* **Material**:
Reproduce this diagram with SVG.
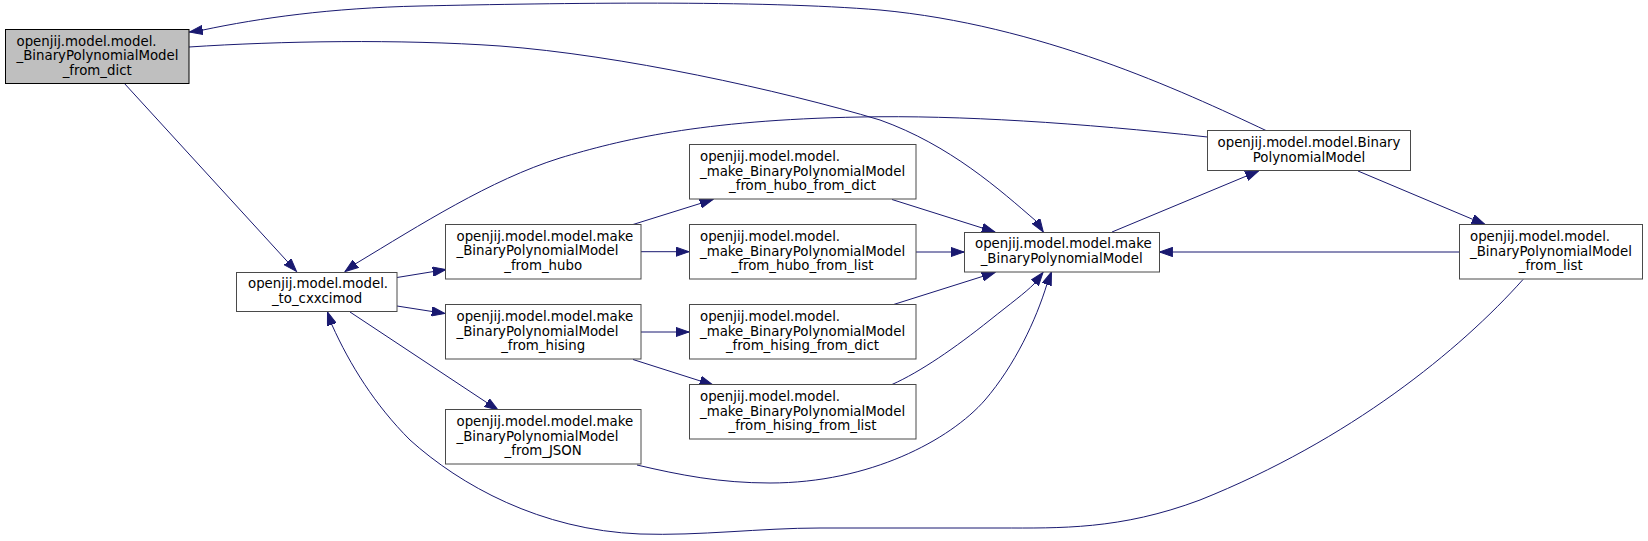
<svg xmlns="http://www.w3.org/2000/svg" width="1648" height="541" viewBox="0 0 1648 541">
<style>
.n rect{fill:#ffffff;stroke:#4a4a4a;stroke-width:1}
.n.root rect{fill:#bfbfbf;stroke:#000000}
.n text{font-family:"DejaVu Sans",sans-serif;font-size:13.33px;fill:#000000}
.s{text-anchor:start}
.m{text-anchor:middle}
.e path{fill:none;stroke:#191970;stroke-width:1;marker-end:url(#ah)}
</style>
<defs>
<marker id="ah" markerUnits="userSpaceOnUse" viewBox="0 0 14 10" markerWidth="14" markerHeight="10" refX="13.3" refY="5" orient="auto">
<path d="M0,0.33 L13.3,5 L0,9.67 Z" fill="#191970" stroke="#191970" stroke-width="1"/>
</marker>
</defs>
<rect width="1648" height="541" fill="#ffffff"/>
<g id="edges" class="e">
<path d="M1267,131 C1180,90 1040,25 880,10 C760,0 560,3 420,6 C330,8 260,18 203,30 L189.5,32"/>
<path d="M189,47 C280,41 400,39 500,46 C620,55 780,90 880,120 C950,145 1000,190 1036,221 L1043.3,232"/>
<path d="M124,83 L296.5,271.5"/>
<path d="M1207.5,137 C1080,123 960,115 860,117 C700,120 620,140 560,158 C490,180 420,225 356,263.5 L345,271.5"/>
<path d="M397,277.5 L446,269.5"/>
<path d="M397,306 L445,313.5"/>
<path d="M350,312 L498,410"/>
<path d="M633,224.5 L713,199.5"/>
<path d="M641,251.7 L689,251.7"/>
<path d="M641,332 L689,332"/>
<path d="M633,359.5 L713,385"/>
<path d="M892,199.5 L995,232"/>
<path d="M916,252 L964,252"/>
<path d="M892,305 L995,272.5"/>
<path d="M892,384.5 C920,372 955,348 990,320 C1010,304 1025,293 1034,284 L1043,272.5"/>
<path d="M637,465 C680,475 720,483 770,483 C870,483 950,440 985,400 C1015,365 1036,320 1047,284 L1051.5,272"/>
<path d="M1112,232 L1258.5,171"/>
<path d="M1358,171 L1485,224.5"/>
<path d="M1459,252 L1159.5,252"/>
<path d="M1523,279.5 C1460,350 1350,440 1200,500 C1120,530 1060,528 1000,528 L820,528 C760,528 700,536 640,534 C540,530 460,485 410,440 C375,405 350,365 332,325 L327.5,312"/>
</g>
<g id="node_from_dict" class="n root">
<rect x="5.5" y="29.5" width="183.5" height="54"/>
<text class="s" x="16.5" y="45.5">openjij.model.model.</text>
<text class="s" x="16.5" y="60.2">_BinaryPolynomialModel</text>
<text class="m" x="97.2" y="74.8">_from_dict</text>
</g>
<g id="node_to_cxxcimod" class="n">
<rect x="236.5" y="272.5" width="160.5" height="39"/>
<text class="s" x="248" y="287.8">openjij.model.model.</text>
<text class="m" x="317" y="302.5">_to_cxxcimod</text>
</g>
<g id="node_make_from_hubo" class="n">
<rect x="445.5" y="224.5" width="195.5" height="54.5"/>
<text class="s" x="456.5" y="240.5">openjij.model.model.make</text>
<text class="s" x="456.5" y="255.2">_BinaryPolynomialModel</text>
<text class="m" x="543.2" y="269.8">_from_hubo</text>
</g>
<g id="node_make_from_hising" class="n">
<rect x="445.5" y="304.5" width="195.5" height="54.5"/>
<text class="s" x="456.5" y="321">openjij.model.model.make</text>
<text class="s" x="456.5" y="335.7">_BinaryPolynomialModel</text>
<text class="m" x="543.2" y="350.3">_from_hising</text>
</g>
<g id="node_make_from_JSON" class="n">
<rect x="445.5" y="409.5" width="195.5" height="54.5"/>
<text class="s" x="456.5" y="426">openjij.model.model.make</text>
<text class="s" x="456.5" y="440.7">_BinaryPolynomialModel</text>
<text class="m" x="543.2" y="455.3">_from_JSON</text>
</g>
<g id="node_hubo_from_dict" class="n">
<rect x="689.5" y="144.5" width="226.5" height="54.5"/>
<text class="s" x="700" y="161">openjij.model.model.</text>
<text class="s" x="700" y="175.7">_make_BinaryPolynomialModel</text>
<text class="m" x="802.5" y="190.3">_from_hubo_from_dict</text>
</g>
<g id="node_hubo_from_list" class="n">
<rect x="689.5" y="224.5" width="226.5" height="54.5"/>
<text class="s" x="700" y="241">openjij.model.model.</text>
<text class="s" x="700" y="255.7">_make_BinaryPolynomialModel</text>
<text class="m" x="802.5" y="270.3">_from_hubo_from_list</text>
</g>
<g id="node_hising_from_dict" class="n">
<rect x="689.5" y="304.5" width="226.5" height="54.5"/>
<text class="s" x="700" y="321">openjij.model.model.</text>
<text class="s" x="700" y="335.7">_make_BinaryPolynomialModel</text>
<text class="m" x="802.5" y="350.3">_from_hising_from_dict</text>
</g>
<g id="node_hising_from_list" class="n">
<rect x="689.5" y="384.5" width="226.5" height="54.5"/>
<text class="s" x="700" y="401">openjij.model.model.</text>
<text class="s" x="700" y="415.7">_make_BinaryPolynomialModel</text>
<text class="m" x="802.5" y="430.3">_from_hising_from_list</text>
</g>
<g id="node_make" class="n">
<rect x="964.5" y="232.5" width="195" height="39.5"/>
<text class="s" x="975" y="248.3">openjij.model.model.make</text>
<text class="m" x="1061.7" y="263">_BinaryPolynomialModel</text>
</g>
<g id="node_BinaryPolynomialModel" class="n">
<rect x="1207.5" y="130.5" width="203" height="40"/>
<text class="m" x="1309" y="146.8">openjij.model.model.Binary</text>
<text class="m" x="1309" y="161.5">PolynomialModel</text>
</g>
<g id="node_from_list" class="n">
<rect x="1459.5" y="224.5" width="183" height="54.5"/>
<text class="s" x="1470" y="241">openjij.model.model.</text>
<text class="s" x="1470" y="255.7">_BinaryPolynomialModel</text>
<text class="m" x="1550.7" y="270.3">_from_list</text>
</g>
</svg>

* **Instruction**: Reproduce every line above as written, skipping pictures.

* **The completed task**:
Reproduce this diagram with SVG.
<svg xmlns="http://www.w3.org/2000/svg" width="1648" height="541" viewBox="0 0 1648 541">
<style>
.n rect{fill:#ffffff;stroke:#4a4a4a;stroke-width:1}
.n.root rect{fill:#bfbfbf;stroke:#000000}
.n text{font-family:"DejaVu Sans",sans-serif;font-size:13.33px;fill:#000000}
.s{text-anchor:start}
.m{text-anchor:middle}
.e path{fill:none;stroke:#191970;stroke-width:1;marker-end:url(#ah)}
</style>
<defs>
<marker id="ah" markerUnits="userSpaceOnUse" viewBox="0 0 14 10" markerWidth="14" markerHeight="10" refX="13.3" refY="5" orient="auto">
<path d="M0,0.33 L13.3,5 L0,9.67 Z" fill="#191970" stroke="#191970" stroke-width="1"/>
</marker>
</defs>
<rect width="1648" height="541" fill="#ffffff"/>
<g id="edges" class="e">
<path d="M1267,131 C1180,90 1040,25 880,10 C760,0 560,3 420,6 C330,8 260,18 203,30 L189.5,32"/>
<path d="M189,47 C280,41 400,39 500,46 C620,55 780,90 880,120 C950,145 1000,190 1036,221 L1043.3,232"/>
<path d="M124,83 L296.5,271.5"/>
<path d="M1207.5,137 C1080,123 960,115 860,117 C700,120 620,140 560,158 C490,180 420,225 356,263.5 L345,271.5"/>
<path d="M397,277.5 L446,269.5"/>
<path d="M397,306 L445,313.5"/>
<path d="M350,312 L498,410"/>
<path d="M633,224.5 L713,199.5"/>
<path d="M641,251.7 L689,251.7"/>
<path d="M641,332 L689,332"/>
<path d="M633,359.5 L713,385"/>
<path d="M892,199.5 L995,232"/>
<path d="M916,252 L964,252"/>
<path d="M892,305 L995,272.5"/>
<path d="M892,384.5 C920,372 955,348 990,320 C1010,304 1025,293 1034,284 L1043,272.5"/>
<path d="M637,465 C680,475 720,483 770,483 C870,483 950,440 985,400 C1015,365 1036,320 1047,284 L1051.5,272"/>
<path d="M1112,232 L1258.5,171"/>
<path d="M1358,171 L1485,224.5"/>
<path d="M1459,252 L1159.5,252"/>
<path d="M1523,279.5 C1460,350 1350,440 1200,500 C1120,530 1060,528 1000,528 L820,528 C760,528 700,536 640,534 C540,530 460,485 410,440 C375,405 350,365 332,325 L327.5,312"/>
</g>
<g id="node_from_dict" class="n root">
<rect x="5.5" y="29.5" width="183.5" height="54"/>
<text class="s" x="16.5" y="45.5">openjij.model.model.</text>
<text class="s" x="16.5" y="60.2">_BinaryPolynomialModel</text>
<text class="m" x="97.2" y="74.8">_from_dict</text>
</g>
<g id="node_to_cxxcimod" class="n">
<rect x="236.5" y="272.5" width="160.5" height="39"/>
<text class="s" x="248" y="287.8">openjij.model.model.</text>
<text class="m" x="317" y="302.5">_to_cxxcimod</text>
</g>
<g id="node_make_from_hubo" class="n">
<rect x="445.5" y="224.5" width="195.5" height="54.5"/>
<text class="s" x="456.5" y="240.5">openjij.model.model.make</text>
<text class="s" x="456.5" y="255.2">_BinaryPolynomialModel</text>
<text class="m" x="543.2" y="269.8">_from_hubo</text>
</g>
<g id="node_make_from_hising" class="n">
<rect x="445.5" y="304.5" width="195.5" height="54.5"/>
<text class="s" x="456.5" y="321">openjij.model.model.make</text>
<text class="s" x="456.5" y="335.7">_BinaryPolynomialModel</text>
<text class="m" x="543.2" y="350.3">_from_hising</text>
</g>
<g id="node_make_from_JSON" class="n">
<rect x="445.5" y="409.5" width="195.5" height="54.5"/>
<text class="s" x="456.5" y="426">openjij.model.model.make</text>
<text class="s" x="456.5" y="440.7">_BinaryPolynomialModel</text>
<text class="m" x="543.2" y="455.3">_from_JSON</text>
</g>
<g id="node_hubo_from_dict" class="n">
<rect x="689.5" y="144.5" width="226.5" height="54.5"/>
<text class="s" x="700" y="161">openjij.model.model.</text>
<text class="s" x="700" y="175.7">_make_BinaryPolynomialModel</text>
<text class="m" x="802.5" y="190.3">_from_hubo_from_dict</text>
</g>
<g id="node_hubo_from_list" class="n">
<rect x="689.5" y="224.5" width="226.5" height="54.5"/>
<text class="s" x="700" y="241">openjij.model.model.</text>
<text class="s" x="700" y="255.7">_make_BinaryPolynomialModel</text>
<text class="m" x="802.5" y="270.3">_from_hubo_from_list</text>
</g>
<g id="node_hising_from_dict" class="n">
<rect x="689.5" y="304.5" width="226.5" height="54.5"/>
<text class="s" x="700" y="321">openjij.model.model.</text>
<text class="s" x="700" y="335.7">_make_BinaryPolynomialModel</text>
<text class="m" x="802.5" y="350.3">_from_hising_from_dict</text>
</g>
<g id="node_hising_from_list" class="n">
<rect x="689.5" y="384.5" width="226.5" height="54.5"/>
<text class="s" x="700" y="401">openjij.model.model.</text>
<text class="s" x="700" y="415.7">_make_BinaryPolynomialModel</text>
<text class="m" x="802.5" y="430.3">_from_hising_from_list</text>
</g>
<g id="node_make" class="n">
<rect x="964.5" y="232.5" width="195" height="39.5"/>
<text class="s" x="975" y="248.3">openjij.model.model.make</text>
<text class="m" x="1061.7" y="263">_BinaryPolynomialModel</text>
</g>
<g id="node_BinaryPolynomialModel" class="n">
<rect x="1207.5" y="130.5" width="203" height="40"/>
<text class="m" x="1309" y="146.8">openjij.model.model.Binary</text>
<text class="m" x="1309" y="161.5">PolynomialModel</text>
</g>
<g id="node_from_list" class="n">
<rect x="1459.5" y="224.5" width="183" height="54.5"/>
<text class="s" x="1470" y="241">openjij.model.model.</text>
<text class="s" x="1470" y="255.7">_BinaryPolynomialModel</text>
<text class="m" x="1550.7" y="270.3">_from_list</text>
</g>
</svg>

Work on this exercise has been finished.